It can actually be quite instructive to consider economics not as a science or sociology but as a religion, complete with doctrines, priests, and constant references to faith. So says John Rapley in his essay from The Guardian last July.
“Think about it. Economics offers a comprehensive doctrine with a moral code promising adherents salvation in this world; an ideology so compelling that the faithful remake whole societies to conform to its demands. It has its gnostics, mystics and magicians who conjure money out of thin air, using spells such as “derivative” or “structured investment vehicle” … it has its prophets, reformists, moralists and above all, its high priests who uphold orthodoxy in the face of heresy.”
If the economy is the new religion of the masses, then economists are its priestly class replete with their own denominational squabbles and even scandals. The economists are like priests,
“…giving us guidance on how to reach a promised land of material abundance and endless contentment. For a long time, they seemed to deliver on that promise, succeeding in a way few other religions had ever done, our incomes rising thousands of times over and delivering a cornucopia bursting with new inventions, cures and delights.”
Economics dominates modern ethical discourse. Profitability now equates with ethical virtue. The bottom line ethical question for Western society–the question behind all of our other questions–is no longer “what is true?” or “what is good?” and certainly not “what is beautiful?” The bottom line ethical question of our day is “what is profitable?”
If economics really is a religion, then it is by far the most successful and widely held belief system in human history. Rapley writes,
“With nearly every country on the planet adhering to the same free-market playbook, and with university students flocking to do degrees in the subject, economics seemed to be attaining the goal that had eluded every other religious doctrine in history: converting the entire planet to its creed.”
Perhaps it is time for our society to rethink the sovereignty we’ve granted economics. Their predictive and organizational powers were at an all-time high just before the 2008 collapse. Some economists even bragged that they had essentially depression-proofed the economy. They were wrong.
This reality inspires Rapley’s most stinging critique:
“The hubris in economics came not from a moral failing among economists, but from a false conviction: the belief that theirs was a science. It neither is nor can be one, and has always operated more like a church. You just have to look at its history to realise that.”
I’ve written about this extensively. Free market capitalism is a powerful modern myth. There is no such thing as a “free market.” All markets are created and governed by rules that restrict some forces and unleash others. This fact cannot be emphasized enough.So, when economists appeal to the “free market” to justify a specific order to our society, they are really appealing to a set of rules they themselves have designed. In this way our modern economists are not unlike the priests of the pre-reformation Roman Catholic Church. An appeal to church doctrine was identical to an appeal to God.

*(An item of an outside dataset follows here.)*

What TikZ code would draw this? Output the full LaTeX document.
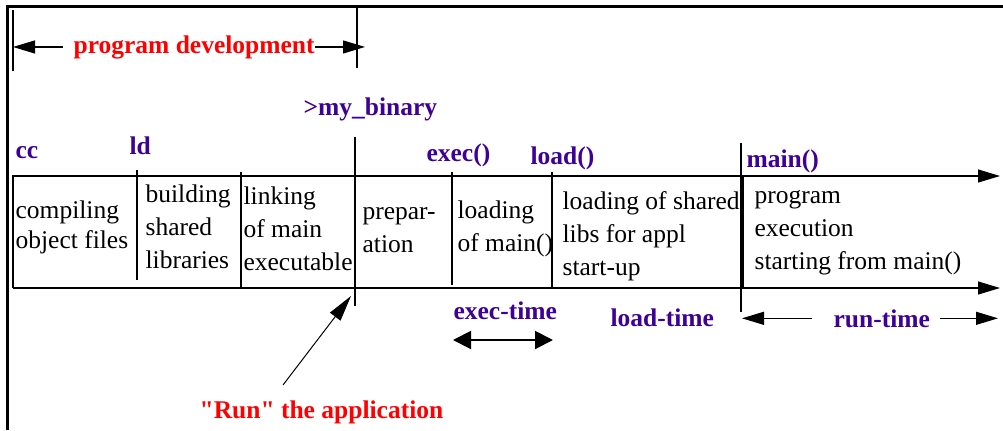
\documentclass[tikz,border=0pt]{standalone}
\usepackage{fontspec}
\setmainfont{Liberation Serif}
\usepackage{xcolor}
\usetikzlibrary{positioning,arrows.meta}

\definecolor{callblue}{RGB}{62,0,150}
\definecolor{notered}{RGB}{255,0,0}
\newcommand\straightquote{\XeTeXglyph\XeTeXglyphindex "quotedbl" \relax}

\begin{document}
\begin{tikzpicture}[x=0.5pt, y=-0.5pt, line width=0.6pt,
    phase/.style={anchor=base west, align=left, inner sep=0pt, font=\fontsize{12.75}{16.5}\selectfont},
    call/.style={anchor=base west, inner sep=0pt, text=callblue, font=\fontsize{12.75}{15}\selectfont\bfseries},
    note/.style={anchor=base west, inner sep=0pt, text=notered, font=\fontsize{12.75}{15}\selectfont\bfseries},
    span/.style={-{Triangle[length=11pt, width=6.5pt]}},
    both/.style={{Triangle[length=9pt, width=9pt]}-{Triangle[length=9pt, width=9pt]}, line width=1pt}]
    \useasboundingbox (0,0) rectangle (1003,430);

    % Rahmen
    \draw[line width=1.5pt] (7.5,430) -- (7.5,6) -- (1003,6);

    % Programmentwicklung
    \coordinate (devStart) at (13,0);
    \coordinate (devEnd) at (365,0);
    \draw (13,10) -- (13,71);
    \draw (357,8) -- (357,68);
    \node[note] (progDev) at (73,53) {program development};
    \draw[span, shorten <=5pt] (progDev.west) -- (progDev.west -| devStart);
    \draw[span] (progDev.east) -- (progDev.east -| devEnd);

    % Zeitleiste
    \coordinate (boxNW) at (13,176);
    \coordinate (boxSW) at (13,288);
    \coordinate (topEnd) at (1000,176);
    \coordinate (botEnd) at (1000,288);
    \draw[span] (boxSW) -- (boxNW) -- (topEnd);
    \draw[span] (boxSW) -- (botEnd);
    \draw (743,176) -- (743,288);
    \foreach \xx/\ya/\yb in {137/170/280, 241/172/288, 355/137/306,
                             452/172/285, 552/172/288, 741/143/312} {
        \draw (\xx,\ya) -- (\xx,\yb);
    }

    % Aufrufe
    \node[call] (myBinary) at (303,115) {>my\_binary};
    \node[call] (cc) at (15,158) {cc};
    \node[call] (ld) at (129,154) {ld};
    \node[call] (exec) at (426,161) {exec()};
    \node[call] (load) at (530,164) {load()};
    \node[call] (main) at (746,167) {main()};

    % Phasen (Grundlinie der letzten Zeile)
    \node[phase, font=\fontsize{12.75}{15}\selectfont] (compiling) at (15,248) {compiling\\object files};
    \node[phase] (building) at (145,268) {building\\shared\\libraries};
    \node[phase] (linking) at (243,270) {linking\\of main\\executable};
    \node[phase] (preparation) at (362,252) {prepar-\\ation};
    \node[phase] (loadMain) at (457,251) {loading\\of main()};
    \node[phase] (loadLibs) at (562,275) {loading of shared\\libs for appl\\start-up};
    \node[phase] (execution) at (754,269) {program\\execution\\starting from main()};

    % Zeiten
    \node[call] (execTime) at (453,319) {exec-time};
    \coordinate (execFrom) at (453,340);
    \coordinate (execTo) at (553,340);
    \draw[both] (execFrom) -- (execTo);
    \node[call] (loadTime) at (610,326) {load-time};
    \node[call] (runTime) at (833,327) {run-time};
    \coordinate (runStart) at (742,0);
    \coordinate (runEnd) at (998,0);
    \draw[span, shorten <=10.5pt] (runTime.west) -- (runTime.west -| runStart);
    \draw[span, shorten <=4.5pt] (runTime.east) -- (runTime.east -| runEnd);

    % Start der Anwendung
    \node[note] (runApp) at (199,418) {\straightquote Run\straightquote{} the application};
    \coordinate (runFoot) at (283,385);
    \coordinate (runTip) at (351,296);
    \draw[-{Triangle[length=13pt, width=6.5pt]}, line width=0.5pt] (runFoot) -- (runTip);
\end{tikzpicture}
\end{document}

Modern economic dogma is presented as though it is a force of nature, holy and self-evident. In truth economic dogma is created by the economic priestly class, and designed specifically to benefit the priests and their billionaire patrons.
Observance to modern economic dogma, Rapley notes, “is enforced in much the same way that a religious doctrine maintains its integrity: by repressing or simply eschewing heresies.”
Yet it’s easy to demonstrate that this view of economics struggles with internal coherency. Economic dogma is not built on natural data as is the case with physics or medicine. Economics is built on human data generated in much the same way as church dogma.
Hence economic data is open to wide variations in interpretation. Rapley says, “just as you can find a quotation in the Bible that will justify almost any behaviour, you can find human data to support almost any statement you want to make about the way the world works.” This situation is perfect if you are selling consulting services or self-help books. It’s not so great if you are part of the working class. The priests control access to the money god. The priests make the rules. They control the system.
Sadly, the priestly class of economists and their friends in the political class have not designed economic systems that are fair for everyone. Appeals to individual liberty, limited government and the free market ring quite hollow today. These doctrines have given us an economy that no longer works for average people. CEO pay has grown 90 times faster than typical worker pay since 1980. The world’s 8 richest men hold more wealth than half the world’s population put together. In America the top 1 out of 1000 households holds about 90% of the wealth.
Perhaps the time has come for an economic reformation. We could characterize modern day figures like Bernie Sanders and Elizabeth Warren as the Luther-Erasmus one two punch of a growing economic reformation.
As long as the billionaire class continues to buy and sell politicians (the ruling class), whose laws and positions are substantiated by economic research produced by economists (the priestly class) then this religion of economics will continue to slide toward corruption. As it does things will continue to get worse for the working class. At some point American society will reach a tipping point. Sooner or later the reformation will come.